A questão que fica é: a situação em que estamos já é assim tão ruim que se justifica o pessimismo? Eu não tenho conhecimento suficiente pra avaliar, mas pelo que eu entendo estamos ainda longe de um risco grave de moratória, desde que tomemos agora as medidas necessárias para evitar que esse problema vire uma bola de neve. Há um consenso de que é totalmente possível consertar o problema, com um esforço fiscal sério.
O problema é que não se acredita muito no compromisso desse governo com o equilíbrio fiscal. Há anos que o Ministro da Fazenda, Guido Mantega, faz previsões e promessas que não são cumpridas. Esse ano, o governo prometeu economizar 99 bilhões e já está bem claro que não vamos chegar nem perto disso em razão dos enormes gastos feitos no período eleitoral. Há muitos anos que não temos um superávit fiscal cheio, há anos que nosso balanço fiscal está cheio de contabilidade criativa.
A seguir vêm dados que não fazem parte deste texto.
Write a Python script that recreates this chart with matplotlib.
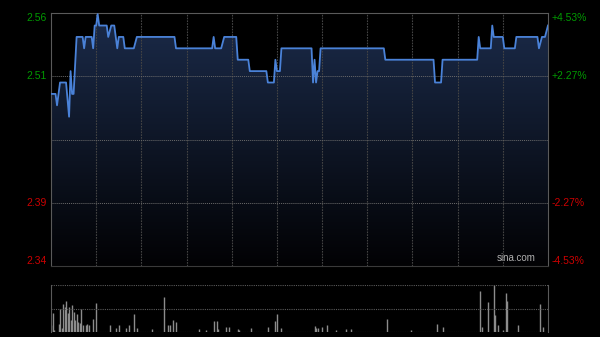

Depois de eleita, quando já não precisava mais continuar enganando os eleitores sobre a necessidade de ajuste, como fez durante a campanha, a presidente deu entrevistas dizendo não ver as desonerações fiscais como um problema para o superávit fiscal. Segundo ela, desonerações geram poupança indireta, o que aumenta o superávit. É bom lembrar que não são desonerações amplas, mas a setores específicos, escolhidos pelo governo sem um critério claro.
Traduzindo: ao diminuir o imposto pago por um setor, esse setor economiza dinheiro podendo investir mais, gerando assim maior crescimento e aumentando a arrecadação. Só que basta olhar os índices de investimento, crescimento da economia e a arrecadação para ver que nada disso aconteceu: o investimento fez foi cair e o crescimento está próximo de 0, com arrecadação sofrendo em razão disso. O mais provável é que os empresários tenham posto o dinheiro economizado com impostos no banco pra render ou, pior ainda, tirado como lucro.
O pessimismo, portanto, não é exclusivamente resultado do déficit em que nós nos encontramos agora, mas da falta de confiança na real disposição do governo de reconhecer os equívocos de suas políticas e mudar de rumo, fazendo o esforço fiscal necessário. Torçamos para que o governo esteja atento à realidade.